_The problem_
From the first line of the data down to and including the line with "0.0098, 0.0072, 0.005];", copy everything exactly, leaving out pictures.
****************************************
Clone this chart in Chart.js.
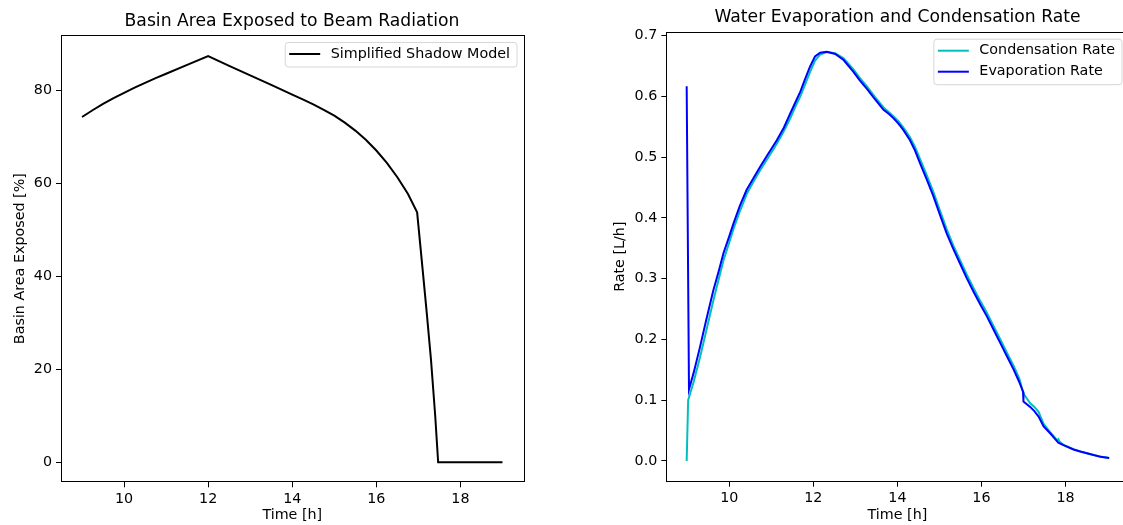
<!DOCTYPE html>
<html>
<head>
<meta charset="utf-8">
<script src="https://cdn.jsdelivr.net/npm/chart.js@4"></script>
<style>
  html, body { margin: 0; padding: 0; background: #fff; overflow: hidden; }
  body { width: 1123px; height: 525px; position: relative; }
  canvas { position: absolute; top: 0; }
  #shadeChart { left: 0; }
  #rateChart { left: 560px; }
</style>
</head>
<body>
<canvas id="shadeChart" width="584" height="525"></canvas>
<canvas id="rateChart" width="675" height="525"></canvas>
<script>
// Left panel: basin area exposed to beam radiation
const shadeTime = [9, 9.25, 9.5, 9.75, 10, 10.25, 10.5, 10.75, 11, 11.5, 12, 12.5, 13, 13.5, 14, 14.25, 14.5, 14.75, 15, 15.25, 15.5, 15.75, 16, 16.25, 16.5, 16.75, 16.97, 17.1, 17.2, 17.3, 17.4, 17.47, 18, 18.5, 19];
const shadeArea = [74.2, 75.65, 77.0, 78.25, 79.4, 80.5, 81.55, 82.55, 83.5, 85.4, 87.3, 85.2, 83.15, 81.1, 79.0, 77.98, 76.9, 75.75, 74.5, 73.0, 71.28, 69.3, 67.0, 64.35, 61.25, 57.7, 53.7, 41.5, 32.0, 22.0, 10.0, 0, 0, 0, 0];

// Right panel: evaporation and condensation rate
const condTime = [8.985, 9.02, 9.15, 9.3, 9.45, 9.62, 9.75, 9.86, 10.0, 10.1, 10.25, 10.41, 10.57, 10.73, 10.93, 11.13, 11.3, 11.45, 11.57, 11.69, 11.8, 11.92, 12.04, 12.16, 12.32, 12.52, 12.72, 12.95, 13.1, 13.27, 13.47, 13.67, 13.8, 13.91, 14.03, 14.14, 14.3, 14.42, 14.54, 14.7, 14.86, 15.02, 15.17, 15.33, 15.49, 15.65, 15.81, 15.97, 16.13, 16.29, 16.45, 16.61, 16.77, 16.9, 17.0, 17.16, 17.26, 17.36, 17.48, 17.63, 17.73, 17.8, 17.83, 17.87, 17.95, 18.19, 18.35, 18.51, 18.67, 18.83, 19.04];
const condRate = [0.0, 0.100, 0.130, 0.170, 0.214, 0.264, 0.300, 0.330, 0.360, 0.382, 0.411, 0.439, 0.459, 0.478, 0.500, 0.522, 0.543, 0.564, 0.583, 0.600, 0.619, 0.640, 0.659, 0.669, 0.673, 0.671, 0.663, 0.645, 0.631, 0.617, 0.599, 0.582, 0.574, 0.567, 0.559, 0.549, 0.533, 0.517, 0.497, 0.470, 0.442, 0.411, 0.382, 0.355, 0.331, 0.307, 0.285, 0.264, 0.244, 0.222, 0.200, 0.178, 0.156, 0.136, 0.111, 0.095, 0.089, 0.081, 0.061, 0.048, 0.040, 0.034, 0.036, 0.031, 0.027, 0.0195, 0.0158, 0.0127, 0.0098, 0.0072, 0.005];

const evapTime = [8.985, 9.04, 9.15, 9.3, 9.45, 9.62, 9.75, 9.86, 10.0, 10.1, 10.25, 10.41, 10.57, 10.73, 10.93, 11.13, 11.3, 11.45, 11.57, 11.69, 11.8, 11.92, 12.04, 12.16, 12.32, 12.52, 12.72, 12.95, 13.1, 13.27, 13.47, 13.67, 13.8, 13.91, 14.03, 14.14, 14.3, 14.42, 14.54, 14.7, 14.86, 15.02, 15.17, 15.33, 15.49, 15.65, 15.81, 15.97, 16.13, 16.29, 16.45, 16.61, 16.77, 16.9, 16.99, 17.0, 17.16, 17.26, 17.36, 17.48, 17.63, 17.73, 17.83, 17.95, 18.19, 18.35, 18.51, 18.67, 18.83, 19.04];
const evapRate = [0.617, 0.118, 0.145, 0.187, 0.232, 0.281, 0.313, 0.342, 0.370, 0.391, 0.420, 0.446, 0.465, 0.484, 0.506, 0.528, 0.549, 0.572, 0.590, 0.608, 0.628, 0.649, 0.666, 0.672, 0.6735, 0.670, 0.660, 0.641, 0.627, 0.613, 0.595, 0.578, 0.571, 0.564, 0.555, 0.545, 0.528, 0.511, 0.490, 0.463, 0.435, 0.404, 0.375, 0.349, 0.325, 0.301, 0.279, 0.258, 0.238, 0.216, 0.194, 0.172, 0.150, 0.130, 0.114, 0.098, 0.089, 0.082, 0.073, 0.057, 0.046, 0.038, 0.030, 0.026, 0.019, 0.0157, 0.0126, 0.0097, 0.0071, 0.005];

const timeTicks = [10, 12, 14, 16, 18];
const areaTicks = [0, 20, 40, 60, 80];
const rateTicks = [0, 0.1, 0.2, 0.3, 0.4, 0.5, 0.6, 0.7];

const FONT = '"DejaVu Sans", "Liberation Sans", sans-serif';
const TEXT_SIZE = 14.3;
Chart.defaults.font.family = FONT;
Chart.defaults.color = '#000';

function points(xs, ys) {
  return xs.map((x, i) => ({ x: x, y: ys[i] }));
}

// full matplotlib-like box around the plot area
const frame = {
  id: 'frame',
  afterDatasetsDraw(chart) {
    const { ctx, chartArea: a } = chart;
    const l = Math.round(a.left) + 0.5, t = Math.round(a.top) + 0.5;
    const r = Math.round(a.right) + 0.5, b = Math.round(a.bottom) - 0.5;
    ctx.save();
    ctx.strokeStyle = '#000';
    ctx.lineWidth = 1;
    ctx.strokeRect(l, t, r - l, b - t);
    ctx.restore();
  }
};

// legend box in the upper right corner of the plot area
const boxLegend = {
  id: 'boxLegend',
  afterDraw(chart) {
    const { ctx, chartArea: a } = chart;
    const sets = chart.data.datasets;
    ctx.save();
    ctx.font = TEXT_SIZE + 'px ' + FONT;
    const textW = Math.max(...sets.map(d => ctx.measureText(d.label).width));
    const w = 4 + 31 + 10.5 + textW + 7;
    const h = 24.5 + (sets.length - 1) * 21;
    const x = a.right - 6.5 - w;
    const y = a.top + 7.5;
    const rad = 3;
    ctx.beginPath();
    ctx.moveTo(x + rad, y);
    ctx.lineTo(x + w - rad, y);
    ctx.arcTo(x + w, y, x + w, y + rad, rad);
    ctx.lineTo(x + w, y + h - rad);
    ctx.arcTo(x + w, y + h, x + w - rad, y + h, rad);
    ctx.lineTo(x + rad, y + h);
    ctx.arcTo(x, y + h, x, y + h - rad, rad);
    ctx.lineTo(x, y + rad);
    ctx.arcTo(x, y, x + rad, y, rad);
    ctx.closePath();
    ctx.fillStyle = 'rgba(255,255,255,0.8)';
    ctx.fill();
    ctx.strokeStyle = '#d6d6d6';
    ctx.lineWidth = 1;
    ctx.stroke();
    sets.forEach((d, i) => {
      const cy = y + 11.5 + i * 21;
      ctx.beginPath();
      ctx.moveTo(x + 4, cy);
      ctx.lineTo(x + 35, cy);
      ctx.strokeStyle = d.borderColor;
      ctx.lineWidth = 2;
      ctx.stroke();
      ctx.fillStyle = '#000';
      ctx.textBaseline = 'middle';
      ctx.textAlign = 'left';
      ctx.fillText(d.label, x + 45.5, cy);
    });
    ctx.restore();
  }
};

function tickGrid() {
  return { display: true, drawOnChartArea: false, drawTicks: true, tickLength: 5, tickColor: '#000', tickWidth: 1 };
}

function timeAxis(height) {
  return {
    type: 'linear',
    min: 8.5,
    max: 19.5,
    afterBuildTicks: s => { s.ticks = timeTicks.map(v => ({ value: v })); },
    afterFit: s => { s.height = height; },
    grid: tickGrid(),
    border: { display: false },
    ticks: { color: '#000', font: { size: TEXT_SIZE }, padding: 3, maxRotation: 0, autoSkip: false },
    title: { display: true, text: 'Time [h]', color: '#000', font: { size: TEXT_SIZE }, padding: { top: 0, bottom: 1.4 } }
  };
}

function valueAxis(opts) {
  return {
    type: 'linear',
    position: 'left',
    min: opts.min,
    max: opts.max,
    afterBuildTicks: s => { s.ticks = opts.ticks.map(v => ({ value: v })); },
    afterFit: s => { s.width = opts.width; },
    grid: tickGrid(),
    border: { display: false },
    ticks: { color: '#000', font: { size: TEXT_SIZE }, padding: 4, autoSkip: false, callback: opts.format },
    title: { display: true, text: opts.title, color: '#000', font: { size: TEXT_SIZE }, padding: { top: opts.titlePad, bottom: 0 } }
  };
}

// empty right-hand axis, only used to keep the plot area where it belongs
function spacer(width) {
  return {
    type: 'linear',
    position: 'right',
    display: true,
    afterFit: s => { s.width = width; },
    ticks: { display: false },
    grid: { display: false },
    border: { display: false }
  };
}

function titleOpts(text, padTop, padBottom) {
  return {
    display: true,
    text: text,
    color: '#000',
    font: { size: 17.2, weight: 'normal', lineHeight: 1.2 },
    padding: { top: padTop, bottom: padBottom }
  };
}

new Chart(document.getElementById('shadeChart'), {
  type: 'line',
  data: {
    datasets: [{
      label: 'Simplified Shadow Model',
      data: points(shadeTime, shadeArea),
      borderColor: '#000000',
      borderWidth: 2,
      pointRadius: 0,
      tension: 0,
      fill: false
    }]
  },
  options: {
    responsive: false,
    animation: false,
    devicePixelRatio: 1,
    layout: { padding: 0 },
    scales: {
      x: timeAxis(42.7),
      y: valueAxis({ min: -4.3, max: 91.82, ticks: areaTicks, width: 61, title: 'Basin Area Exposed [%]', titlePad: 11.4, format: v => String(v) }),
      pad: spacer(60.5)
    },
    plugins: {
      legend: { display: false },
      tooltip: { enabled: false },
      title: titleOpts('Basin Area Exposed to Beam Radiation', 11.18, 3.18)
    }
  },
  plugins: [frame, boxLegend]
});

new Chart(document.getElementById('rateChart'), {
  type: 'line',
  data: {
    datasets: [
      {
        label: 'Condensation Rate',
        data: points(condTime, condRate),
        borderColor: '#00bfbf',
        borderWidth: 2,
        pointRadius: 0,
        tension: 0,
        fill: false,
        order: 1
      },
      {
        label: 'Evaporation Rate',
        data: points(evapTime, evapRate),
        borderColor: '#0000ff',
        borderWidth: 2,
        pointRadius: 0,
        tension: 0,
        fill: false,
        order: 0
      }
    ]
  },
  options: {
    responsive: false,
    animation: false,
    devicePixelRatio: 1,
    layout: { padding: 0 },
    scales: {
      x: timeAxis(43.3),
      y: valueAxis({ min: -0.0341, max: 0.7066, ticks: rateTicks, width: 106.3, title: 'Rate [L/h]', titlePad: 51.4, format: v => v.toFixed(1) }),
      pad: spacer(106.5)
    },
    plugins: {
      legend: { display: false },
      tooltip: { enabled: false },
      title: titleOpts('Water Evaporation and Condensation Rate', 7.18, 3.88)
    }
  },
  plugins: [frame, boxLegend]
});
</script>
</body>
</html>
****************************************
_The completed task_
Clone this chart in Chart.js.
<!DOCTYPE html>
<html>
<head>
<meta charset="utf-8">
<script src="https://cdn.jsdelivr.net/npm/chart.js@4"></script>
<style>
  html, body { margin: 0; padding: 0; background: #fff; overflow: hidden; }
  body { width: 1123px; height: 525px; position: relative; }
  canvas { position: absolute; top: 0; }
  #shadeChart { left: 0; }
  #rateChart { left: 560px; }
</style>
</head>
<body>
<canvas id="shadeChart" width="584" height="525"></canvas>
<canvas id="rateChart" width="675" height="525"></canvas>
<script>
// Left panel: basin area exposed to beam radiation
const shadeTime = [9, 9.25, 9.5, 9.75, 10, 10.25, 10.5, 10.75, 11, 11.5, 12, 12.5, 13, 13.5, 14, 14.25, 14.5, 14.75, 15, 15.25, 15.5, 15.75, 16, 16.25, 16.5, 16.75, 16.97, 17.1, 17.2, 17.3, 17.4, 17.47, 18, 18.5, 19];
const shadeArea = [74.2, 75.65, 77.0, 78.25, 79.4, 80.5, 81.55, 82.55, 83.5, 85.4, 87.3, 85.2, 83.15, 81.1, 79.0, 77.98, 76.9, 75.75, 74.5, 73.0, 71.28, 69.3, 67.0, 64.35, 61.25, 57.7, 53.7, 41.5, 32.0, 22.0, 10.0, 0, 0, 0, 0];

// Right panel: evaporation and condensation rate
const condTime = [8.985, 9.02, 9.15, 9.3, 9.45, 9.62, 9.75, 9.86, 10.0, 10.1, 10.25, 10.41, 10.57, 10.73, 10.93, 11.13, 11.3, 11.45, 11.57, 11.69, 11.8, 11.92, 12.04, 12.16, 12.32, 12.52, 12.72, 12.95, 13.1, 13.27, 13.47, 13.67, 13.8, 13.91, 14.03, 14.14, 14.3, 14.42, 14.54, 14.7, 14.86, 15.02, 15.17, 15.33, 15.49, 15.65, 15.81, 15.97, 16.13, 16.29, 16.45, 16.61, 16.77, 16.9, 17.0, 17.16, 17.26, 17.36, 17.48, 17.63, 17.73, 17.8, 17.83, 17.87, 17.95, 18.19, 18.35, 18.51, 18.67, 18.83, 19.04];
const condRate = [0.0, 0.100, 0.130, 0.170, 0.214, 0.264, 0.300, 0.330, 0.360, 0.382, 0.411, 0.439, 0.459, 0.478, 0.500, 0.522, 0.543, 0.564, 0.583, 0.600, 0.619, 0.640, 0.659, 0.669, 0.673, 0.671, 0.663, 0.645, 0.631, 0.617, 0.599, 0.582, 0.574, 0.567, 0.559, 0.549, 0.533, 0.517, 0.497, 0.470, 0.442, 0.411, 0.382, 0.355, 0.331, 0.307, 0.285, 0.264, 0.244, 0.222, 0.200, 0.178, 0.156, 0.136, 0.111, 0.095, 0.089, 0.081, 0.061, 0.048, 0.040, 0.034, 0.036, 0.031, 0.027, 0.0195, 0.0158, 0.0127, 0.0098, 0.0072, 0.005];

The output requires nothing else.